In our second year, we lost to the Culinary Institute 9-1. It was a severely humiliating experience, made worse by rather unsavory comments made towards our players throughout the game A couple of players quit soon after, I had my captaincy renounced in a non-soccer-related incident,,and we continued to lose. We lost four more games in almost equally humiliating circumstances. But defeat after defeat, humiliation after humiliation, we ate together – – broke bread after every practice. We threw awful parties just so our friends would have somewhere to gather on a Friday or Saturday, and our group expanded. From what I understand, after I graduated the team continued this camaraderie. I’m personally unsure if it’s the creation of a space ‘just for boys’ or that the team has been fortunate to have such amicable players on it every year, but something seems to happen at Sarah Lawrence that doesn’t happen anywhere else. You can ask the same of the basketball teams, the swim team, the equestrian team, softball or the tennis or volleyball team, Sarah Lawrence and close-knit athletics are two branches of the same tree.
Again, the sentiments felt by the author of the Open Letter are not uncommon. His circumstance was clearly unique and difficult, but what he’s so successfully done is show how sport can welcome anyone, regardless of personality, skill level, or affliction, and treat each person on a team as rightfully equal, And at Sarah Lawrence it is in our diversity, our sometimes socially awkward, overly self-assured, manifold miscellany that we celebrate difference rather than berate it.
The school will change.
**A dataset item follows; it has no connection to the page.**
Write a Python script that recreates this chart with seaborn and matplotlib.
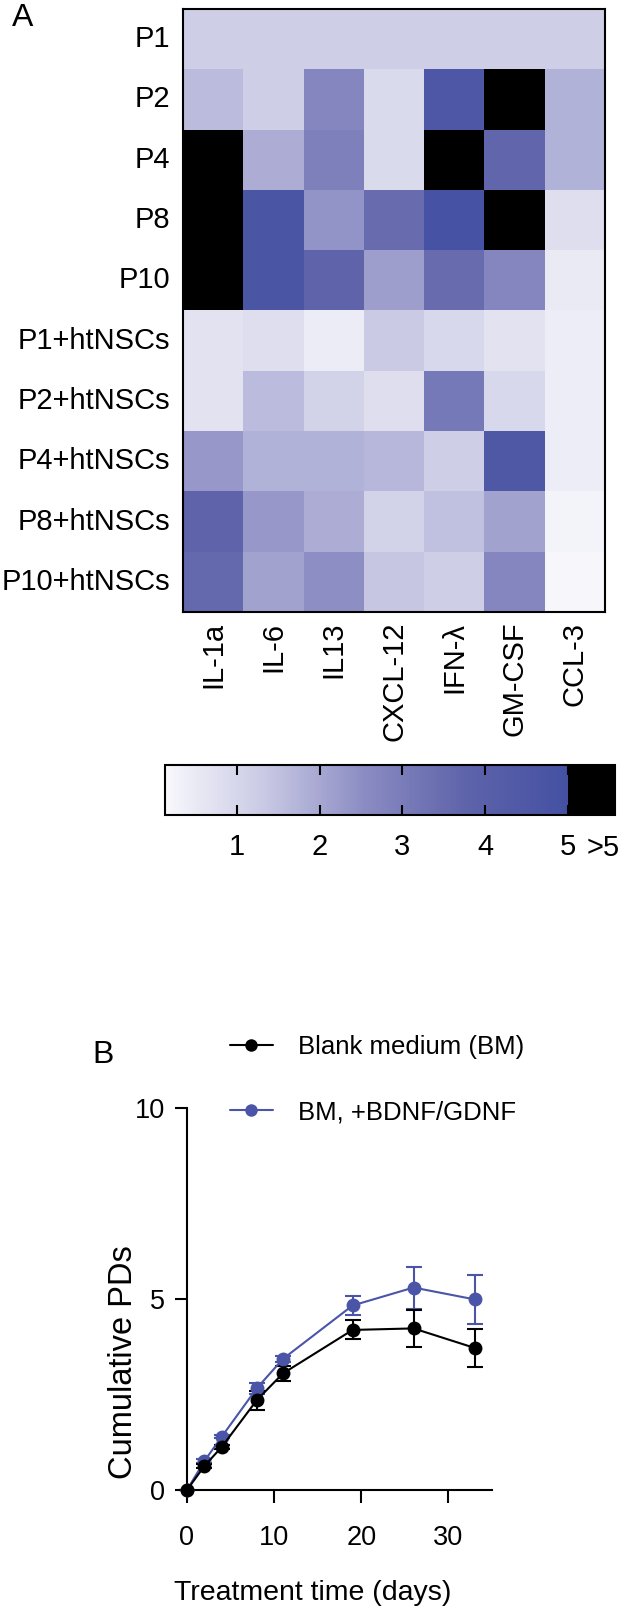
import numpy as np
import pandas as pd
import seaborn as sns
import matplotlib
matplotlib.use('Agg')
import matplotlib.pyplot as plt
from matplotlib.colors import LinearSegmentedColormap
from matplotlib.lines import Line2D

# ---- panel A: cytokine fold change (values > 5 drawn black) ----
groups = ['P1', 'P2', 'P4', 'P8', 'P10',
          'P1+htNSCs', 'P2+htNSCs', 'P4+htNSCs', 'P8+htNSCs', 'P10+htNSCs']
cytokines = ['IL-1a', 'IL-6', 'IL13', 'CXCL-12', 'IFN-λ', 'GM-CSF', 'CCL-3']

p1 = [1.2, 1.2, 1.2, 1.2, 1.2, 1.2, 1.2]
p2 = [1.6, 1.2, 2.7, 0.9, 4.6, 6.0, 1.8]
p4 = [6.0, 1.9, 2.9, 0.9, 6.0, 3.7, 1.8]
p8 = [6.0, 4.7, 2.4, 3.5, 4.9, 6.0, 0.8]
p10 = [6.0, 4.7, 3.8, 2.2, 3.5, 2.7, 0.5]
p1_ht = [0.7, 0.8, 0.45, 1.3, 0.95, 0.7, 0.4]
p2_ht = [0.7, 1.6, 1.1, 0.8, 3.1, 0.95, 0.4]
p4_ht = [2.3, 1.8, 1.8, 1.7, 1.2, 4.5, 0.4]
p8_ht = [3.8, 2.3, 1.9, 1.1, 1.5, 2.1, 0.25]
p10_ht = [3.6, 2.1, 2.5, 1.4, 1.2, 2.7, 0.2]

cbar_ticks = [1, 2, 3, 4, 5]

# ---- panel B: cumulative population doublings ----
days = [0, 2, 4, 8, 11, 19, 26, 33]
bm_mean = [0, 0.63, 1.13, 2.35, 3.05, 4.19, 4.23, 3.72]
bm_err = [0, 0.06, 0.06, 0.25, 0.2, 0.25, 0.48, 0.5]
bdnf_mean = [0, 0.76, 1.40, 2.66, 3.43, 4.83, 5.30, 4.99]
bdnf_err = [0, 0.05, 0.05, 0.15, 0.08, 0.25, 0.55, 0.65]
series = ['Blank medium (BM)', 'BM, +BDNF/GDNF']
colors = ['black', '#4a55a8']

sns.set_style('ticks')
plt.rcParams['font.family'] = ['Liberation Sans', 'DejaVu Sans']
plt.rcParams['font.size'] = 21
for k in ['text.color', 'axes.labelcolor', 'xtick.color', 'ytick.color']:
    plt.rcParams[k] = 'black'

W, H = 623, 1610
fig = plt.figure(figsize=(W / 100, H / 100), dpi=100)


def box(x0, y0, x1, y1):
    # pixel box (top-left origin) -> figure fraction rect
    return [x0 / W, 1 - y1 / H, (x1 - x0) / W, (y1 - y0) / H]


ax_hm = fig.add_axes(box(183, 9, 605, 612))
cax = fig.add_axes(box(165, 765, 615, 815))

heat = pd.DataFrame([p1, p2, p4, p8, p10, p1_ht, p2_ht, p4_ht, p8_ht, p10_ht],
                    index=groups, columns=cytokines)

cmap = LinearSegmentedColormap.from_list(
    'fold', ['#f8f8fc', '#c8c8e4', '#8a8bc2', '#5e63aa', '#4451a2'])
cmap.set_over('black')

sns.heatmap(heat, ax=ax_hm, cmap=cmap, vmin=0.13, vmax=5,
            cbar_ax=cax,
            cbar_kws={'orientation': 'horizontal', 'extend': 'max',
                      'extendrect': True, 'extendfrac': 0.117,
                      'ticks': cbar_ticks})
ax_hm.tick_params(length=0, labelsize=21)
ax_hm.tick_params(axis='y', pad=9.5)
ax_hm.tick_params(axis='x', pad=7)
ax_hm.set_yticklabels(groups, rotation=0)
ax_hm.set_xticklabels(cytokines, rotation=90)
ax_hm.set_xlabel('')
ax_hm.set_ylabel('')
for s in ax_hm.spines.values():
    s.set_visible(True)
    s.set_linewidth(1.5)
    s.set_color('black')

cb = ax_hm.collections[0].colorbar
cb.outline.set_linewidth(1.5)
cb.outline.set_edgecolor('black')
cb.ax.set_axisbelow(False)  # ticks style puts axis under the gradient
cb.ax.tick_params(axis='x', which='major', direction='in', length=7,
                  width=1.5, top=True, bottom=True, color='black',
                  labelsize=21, pad=13)
cb.ax.set_xticklabels([str(t) for t in cbar_ticks])
fig.text(603 / W, 1 - 848 / H, '>5', ha='center', va='center', fontsize=21)

fig.text(12 / W, 1 - 18 / H, 'A', fontsize=23, va='center')
fig.text(92 / W, 1 - 1055 / H, 'B', fontsize=23, va='center')

# ---- line chart ----
ax = fig.add_axes(box(187, 1108, 492, 1490))
long = pd.DataFrame({
    'day': days * 2,
    'pd': bdnf_mean + bm_mean,
    'group': [series[1]] * len(days) + [series[0]] * len(days),
})
for name, mean, err, c in [(series[1], bdnf_mean, bdnf_err, colors[1]),
                           (series[0], bm_mean, bm_err, colors[0])]:
    ax.errorbar(days, mean, yerr=err, fmt='none', ecolor=c, elinewidth=1.5,
                capsize=6, capthick=1.5, clip_on=False, zorder=3)
sns.lineplot(data=long, x='day', y='pd', hue='group',
             hue_order=[series[1], series[0]],
             palette={series[0]: colors[0], series[1]: colors[1]},
             marker='o', markersize=10, markeredgewidth=0, lw=1.5,
             legend=False, ax=ax, clip_on=False, zorder=4)

ax.set_xlim(0, 35)
ax.set_ylim(0, 10)
ax.set_xticks([0, 10, 20, 30])
ax.set_yticks([0, 5, 10])
sns.despine(ax=ax)
for s in ['left', 'bottom']:
    ax.spines[s].set_linewidth(1.5)
    ax.spines[s].set_color('black')
ax.tick_params(axis='both', length=9, width=1.5, labelsize=19.5, color='black')
ax.tick_params(axis='x', pad=16)
ax.tick_params(axis='y', pad=7)
ax.set_xlabel('Treatment time (days)', fontsize=20.5)
ax.set_ylabel('Cumulative PDs', fontsize=23.5)
ax.xaxis.set_label_coords(0.413, -0.236)
ax.yaxis.set_label_coords(-0.157, 0.335)

handles = [Line2D([0], [0], color=c, marker='o', markersize=9, lw=1.5,
                  markeredgewidth=0) for c in colors]
fig.legend(handles, series, loc='upper left',
           bbox_to_anchor=(230 / W, 1 - 1035 / H), frameon=False,
           fontsize=18.5, handlelength=1.67, handletextpad=0.97,
           labelspacing=1.6, borderaxespad=0, borderpad=0)

fig.savefig('out.png', dpi=100)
Students including players and editorial staff will leave and many of them will not register daily what a truly momentous environment they were blessed to be a part of, if only for a few short years. Perhaps if you ask the theater thirds or the burlesque troupe about community, they will recount similar stories of camaraderie. In fact, I’m almost certain they will. If we can take anything from this boy’s story it is that when you are at your most vulnerable, a common college experience, you can depend most on a very real sense of communal love to support and reassure.
So take this college time and embrace it. It is unlike any other you will experience, and one that will shape you, whether you are awake to it or not. Stories like the one you published should be celebrated, not solely as one of a boy overcoming his struggle with his health and social despair, but as SLC’s ethos personified.
I’m sorry. I seem to have rambled a bit here.